Leave out the pictures, and write out exactly the lines from the beginning of the material to the line holding "from matplotlib.ticker import MultipleLocator", that line included, and nothing else.

- [DATA EXCERPT]:
_ _ _ _
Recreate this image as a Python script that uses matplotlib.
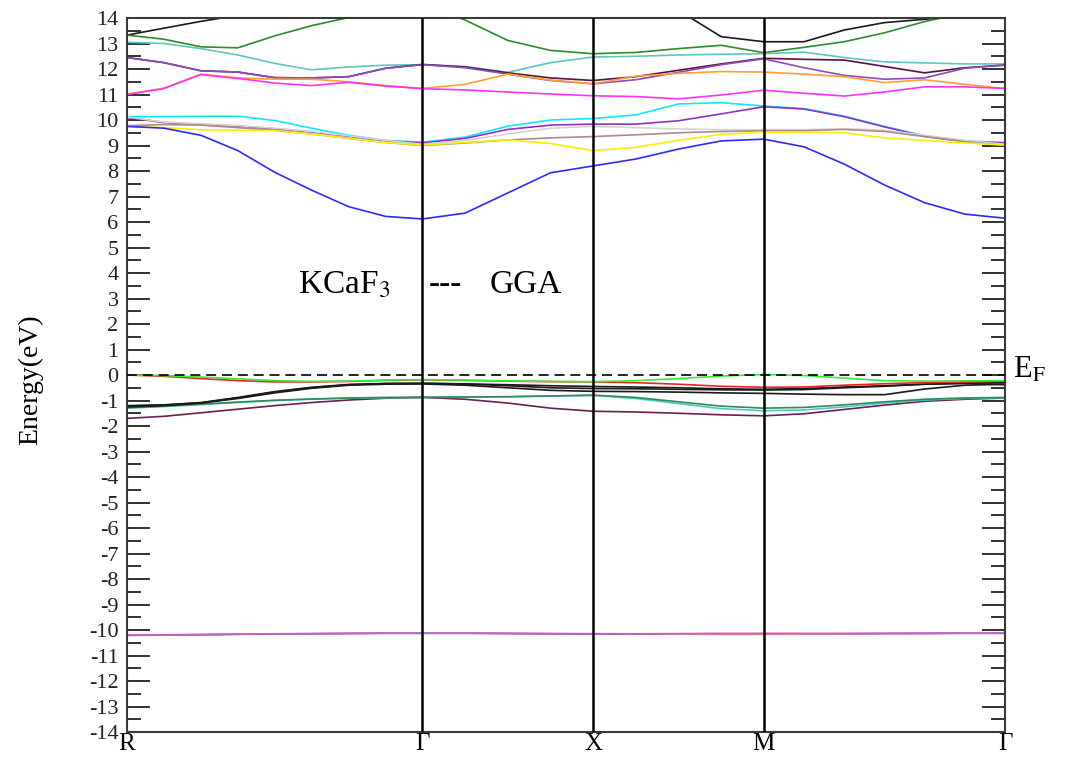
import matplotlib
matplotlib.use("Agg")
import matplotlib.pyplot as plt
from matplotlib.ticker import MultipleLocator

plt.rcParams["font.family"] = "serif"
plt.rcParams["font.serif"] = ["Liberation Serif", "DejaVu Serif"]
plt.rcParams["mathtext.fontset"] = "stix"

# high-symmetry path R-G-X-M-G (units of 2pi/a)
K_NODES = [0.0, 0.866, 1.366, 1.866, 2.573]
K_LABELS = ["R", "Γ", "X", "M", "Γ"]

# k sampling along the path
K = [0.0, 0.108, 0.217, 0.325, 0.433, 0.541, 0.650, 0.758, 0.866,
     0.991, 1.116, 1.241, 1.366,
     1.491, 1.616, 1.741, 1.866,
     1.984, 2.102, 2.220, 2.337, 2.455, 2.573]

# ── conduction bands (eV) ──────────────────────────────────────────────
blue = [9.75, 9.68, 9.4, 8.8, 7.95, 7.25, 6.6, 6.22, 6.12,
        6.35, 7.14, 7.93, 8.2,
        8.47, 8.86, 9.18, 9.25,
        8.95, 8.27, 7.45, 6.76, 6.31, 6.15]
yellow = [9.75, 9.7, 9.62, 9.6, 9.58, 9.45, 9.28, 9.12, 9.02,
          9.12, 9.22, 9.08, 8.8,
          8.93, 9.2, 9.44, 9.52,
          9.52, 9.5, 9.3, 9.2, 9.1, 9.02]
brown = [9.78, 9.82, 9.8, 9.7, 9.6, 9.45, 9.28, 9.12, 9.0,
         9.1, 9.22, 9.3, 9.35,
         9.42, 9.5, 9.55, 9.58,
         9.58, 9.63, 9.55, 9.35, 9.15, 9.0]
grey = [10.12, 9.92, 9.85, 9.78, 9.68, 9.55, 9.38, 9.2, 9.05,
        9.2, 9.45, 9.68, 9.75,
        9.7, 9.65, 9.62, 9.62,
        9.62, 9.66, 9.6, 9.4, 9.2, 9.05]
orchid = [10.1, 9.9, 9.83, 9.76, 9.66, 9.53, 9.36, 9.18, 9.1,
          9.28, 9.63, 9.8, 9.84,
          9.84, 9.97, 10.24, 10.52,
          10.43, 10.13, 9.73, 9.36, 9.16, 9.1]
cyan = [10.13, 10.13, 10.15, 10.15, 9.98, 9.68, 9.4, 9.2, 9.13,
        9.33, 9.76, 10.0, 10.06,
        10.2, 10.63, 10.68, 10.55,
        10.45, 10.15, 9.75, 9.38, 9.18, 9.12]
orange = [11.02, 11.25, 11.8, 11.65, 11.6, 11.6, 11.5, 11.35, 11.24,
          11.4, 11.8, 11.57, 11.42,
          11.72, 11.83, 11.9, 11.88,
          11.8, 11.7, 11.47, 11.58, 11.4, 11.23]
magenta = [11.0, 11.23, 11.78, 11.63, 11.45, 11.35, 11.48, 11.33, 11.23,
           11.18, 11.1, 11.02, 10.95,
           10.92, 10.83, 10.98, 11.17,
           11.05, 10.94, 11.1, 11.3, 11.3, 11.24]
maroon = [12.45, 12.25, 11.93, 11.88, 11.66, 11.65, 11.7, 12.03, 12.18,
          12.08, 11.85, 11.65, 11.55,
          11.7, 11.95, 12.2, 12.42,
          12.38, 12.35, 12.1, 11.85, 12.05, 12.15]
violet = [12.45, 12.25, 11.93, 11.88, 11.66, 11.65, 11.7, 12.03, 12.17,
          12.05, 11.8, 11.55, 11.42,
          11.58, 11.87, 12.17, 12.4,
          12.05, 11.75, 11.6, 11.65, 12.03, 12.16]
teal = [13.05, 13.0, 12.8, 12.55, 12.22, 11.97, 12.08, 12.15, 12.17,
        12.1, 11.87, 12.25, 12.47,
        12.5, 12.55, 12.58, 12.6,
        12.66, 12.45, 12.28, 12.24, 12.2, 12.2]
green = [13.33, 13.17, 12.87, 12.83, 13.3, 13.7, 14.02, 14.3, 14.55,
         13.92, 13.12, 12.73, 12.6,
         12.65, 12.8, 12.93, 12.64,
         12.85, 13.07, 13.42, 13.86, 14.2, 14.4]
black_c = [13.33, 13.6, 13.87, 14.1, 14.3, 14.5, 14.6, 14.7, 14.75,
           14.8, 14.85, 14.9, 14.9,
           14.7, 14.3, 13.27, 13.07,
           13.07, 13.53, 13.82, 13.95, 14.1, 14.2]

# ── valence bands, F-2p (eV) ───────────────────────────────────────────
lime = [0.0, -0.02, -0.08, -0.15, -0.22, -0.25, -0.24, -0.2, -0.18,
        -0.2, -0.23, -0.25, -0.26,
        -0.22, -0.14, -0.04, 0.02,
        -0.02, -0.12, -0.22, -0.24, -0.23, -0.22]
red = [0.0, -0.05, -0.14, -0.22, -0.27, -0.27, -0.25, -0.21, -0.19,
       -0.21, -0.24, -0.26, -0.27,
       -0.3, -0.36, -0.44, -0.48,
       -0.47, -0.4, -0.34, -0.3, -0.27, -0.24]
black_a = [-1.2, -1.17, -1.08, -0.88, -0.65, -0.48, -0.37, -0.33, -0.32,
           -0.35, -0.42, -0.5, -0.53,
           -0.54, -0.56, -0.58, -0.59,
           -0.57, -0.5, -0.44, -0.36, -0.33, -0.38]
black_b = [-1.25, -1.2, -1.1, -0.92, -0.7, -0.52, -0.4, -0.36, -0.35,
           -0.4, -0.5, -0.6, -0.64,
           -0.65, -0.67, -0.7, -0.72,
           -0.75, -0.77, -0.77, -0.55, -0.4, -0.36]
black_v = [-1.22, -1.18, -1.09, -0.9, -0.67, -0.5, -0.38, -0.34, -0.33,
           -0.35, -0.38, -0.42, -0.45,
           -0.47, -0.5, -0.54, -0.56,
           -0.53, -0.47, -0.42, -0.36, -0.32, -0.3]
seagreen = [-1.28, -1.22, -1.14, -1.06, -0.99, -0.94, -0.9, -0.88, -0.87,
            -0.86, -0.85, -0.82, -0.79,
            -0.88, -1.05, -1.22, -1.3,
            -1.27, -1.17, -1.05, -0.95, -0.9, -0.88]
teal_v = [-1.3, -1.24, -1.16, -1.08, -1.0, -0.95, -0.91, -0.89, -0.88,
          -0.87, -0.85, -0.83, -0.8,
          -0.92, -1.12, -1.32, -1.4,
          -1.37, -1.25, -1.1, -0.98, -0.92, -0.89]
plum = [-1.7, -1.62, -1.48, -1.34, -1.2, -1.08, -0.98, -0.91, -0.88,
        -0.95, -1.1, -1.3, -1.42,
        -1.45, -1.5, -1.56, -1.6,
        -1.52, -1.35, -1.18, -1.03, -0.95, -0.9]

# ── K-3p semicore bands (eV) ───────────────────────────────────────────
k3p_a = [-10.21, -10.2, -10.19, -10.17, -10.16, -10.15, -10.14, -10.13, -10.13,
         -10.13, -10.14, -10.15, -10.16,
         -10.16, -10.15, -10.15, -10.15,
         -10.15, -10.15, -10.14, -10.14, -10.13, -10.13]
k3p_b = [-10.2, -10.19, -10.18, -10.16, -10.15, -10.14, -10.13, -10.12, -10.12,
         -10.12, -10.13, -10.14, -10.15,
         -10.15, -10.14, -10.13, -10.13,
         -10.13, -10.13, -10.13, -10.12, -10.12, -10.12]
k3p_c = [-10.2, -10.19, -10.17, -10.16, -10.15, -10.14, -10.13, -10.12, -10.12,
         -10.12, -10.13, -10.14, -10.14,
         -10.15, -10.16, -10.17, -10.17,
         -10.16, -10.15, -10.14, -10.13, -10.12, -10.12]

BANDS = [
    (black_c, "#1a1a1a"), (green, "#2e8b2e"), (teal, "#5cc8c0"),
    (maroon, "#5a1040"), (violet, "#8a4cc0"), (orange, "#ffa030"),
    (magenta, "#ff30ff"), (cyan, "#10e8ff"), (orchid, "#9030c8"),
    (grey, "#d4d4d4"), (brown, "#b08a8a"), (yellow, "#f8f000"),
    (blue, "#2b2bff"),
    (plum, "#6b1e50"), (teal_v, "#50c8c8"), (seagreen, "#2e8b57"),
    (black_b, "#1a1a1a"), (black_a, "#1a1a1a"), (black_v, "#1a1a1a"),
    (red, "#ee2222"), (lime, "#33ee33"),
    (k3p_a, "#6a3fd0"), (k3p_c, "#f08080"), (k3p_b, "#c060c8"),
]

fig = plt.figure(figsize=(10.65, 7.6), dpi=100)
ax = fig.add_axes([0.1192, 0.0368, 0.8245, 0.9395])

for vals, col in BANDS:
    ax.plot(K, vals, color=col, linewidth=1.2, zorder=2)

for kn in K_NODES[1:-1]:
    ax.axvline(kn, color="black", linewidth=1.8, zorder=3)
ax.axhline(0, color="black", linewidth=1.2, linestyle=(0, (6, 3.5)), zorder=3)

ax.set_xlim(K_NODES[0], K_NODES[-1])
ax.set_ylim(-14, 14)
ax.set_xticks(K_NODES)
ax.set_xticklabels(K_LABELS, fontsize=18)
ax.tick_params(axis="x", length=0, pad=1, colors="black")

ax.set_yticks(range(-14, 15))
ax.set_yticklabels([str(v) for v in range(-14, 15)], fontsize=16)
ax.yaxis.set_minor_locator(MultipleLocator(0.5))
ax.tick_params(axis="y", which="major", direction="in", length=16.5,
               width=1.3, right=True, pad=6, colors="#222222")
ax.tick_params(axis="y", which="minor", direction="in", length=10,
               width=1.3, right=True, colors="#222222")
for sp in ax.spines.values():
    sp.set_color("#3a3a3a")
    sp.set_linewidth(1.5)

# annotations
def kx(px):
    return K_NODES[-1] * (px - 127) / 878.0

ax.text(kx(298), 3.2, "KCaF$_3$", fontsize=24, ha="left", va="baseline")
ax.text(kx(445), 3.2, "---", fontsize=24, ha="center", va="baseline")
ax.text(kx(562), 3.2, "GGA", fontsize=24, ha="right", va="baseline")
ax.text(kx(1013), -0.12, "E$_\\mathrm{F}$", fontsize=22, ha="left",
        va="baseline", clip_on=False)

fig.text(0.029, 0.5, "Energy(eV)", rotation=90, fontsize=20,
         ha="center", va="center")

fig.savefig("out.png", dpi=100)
_ _ _ _
- [THE RESPONSE]:
Recreate this image as a Python script that uses matplotlib.
import matplotlib
matplotlib.use("Agg")
import matplotlib.pyplot as plt
from matplotlib.ticker import MultipleLocator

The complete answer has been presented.